Collective Denial and Catastrophic Reasoning

The parched spring season was visibly obvious as we pulled into the neighborhood we’ve called home for the past eleven summers. The grass in our quaint little oceanside community north of Qualicum Beach, BC, typically well satiated by seven months of rain, was a brittle yellow rather than the dewy deep green which had welcomed us in years past. The fire hazard sign along the Island Highway, adjacent to the Dashwood County firehall read, “Extremely High – Total Fire Ban”. A week’s worth of record high temperatures, peaking at 40 degrees inland would only make things crispier. My family and I relieved the heat in the glacier-fed Englishman River falls, and the still frigid Strait of Georgia, but even the Pacific Ocean was disturbingly warmer this year.

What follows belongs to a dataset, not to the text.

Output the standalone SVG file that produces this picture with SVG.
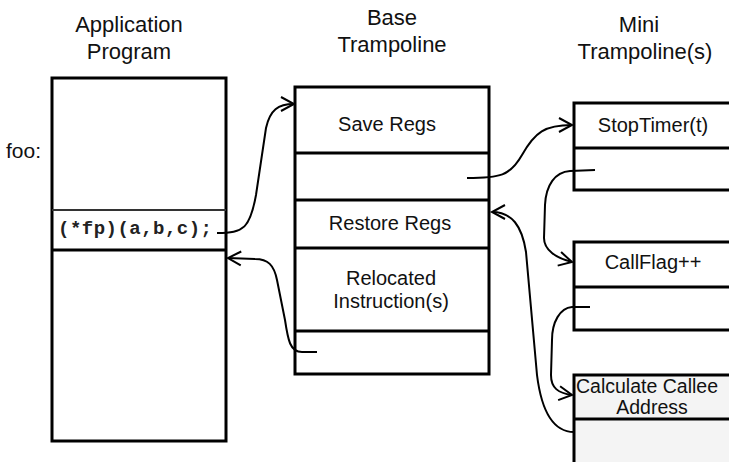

As I write this, in the middle of July, 2021, there are over 300 wildfires scorching a path across British Columbia, Canada, while 70 active fires swallow up hundreds of thousands of acres in the Pacific Northwest, United States (Government of British Columbia, 2021) (Elamroussi, 2021). Meanwhile, at the exact same time, some 8,000 kilometres away, Germany is the epicenter of record flooding which has killed over a hundred people, brought about by record rainfall. (Ataman, 2021) What North America wouldn’t do with a little of that wet, and what Europe wouldn’t do for a little of our dry.

This isn’t a rant about climate change, but rather it is about problem solving, one of the eight pillar competencies in my book, “The Daily Undoing, Being Better at Being Human”. But the problem I’m probing here isn’t climate change itself, it is our inability to own it.

I call problem solving the “figureoutable” competency. There is a risk in using that label that this pillar competency could be seen more as trivial than foundational, but that was not the intent. Figuring things out is exactly what problem solvers do. It’s what you do on a fairly regular basis. We all possess the competency, but like all eight pillars, we don’t use problem solving enough, or we assume others will engage their competency and solve problems for us.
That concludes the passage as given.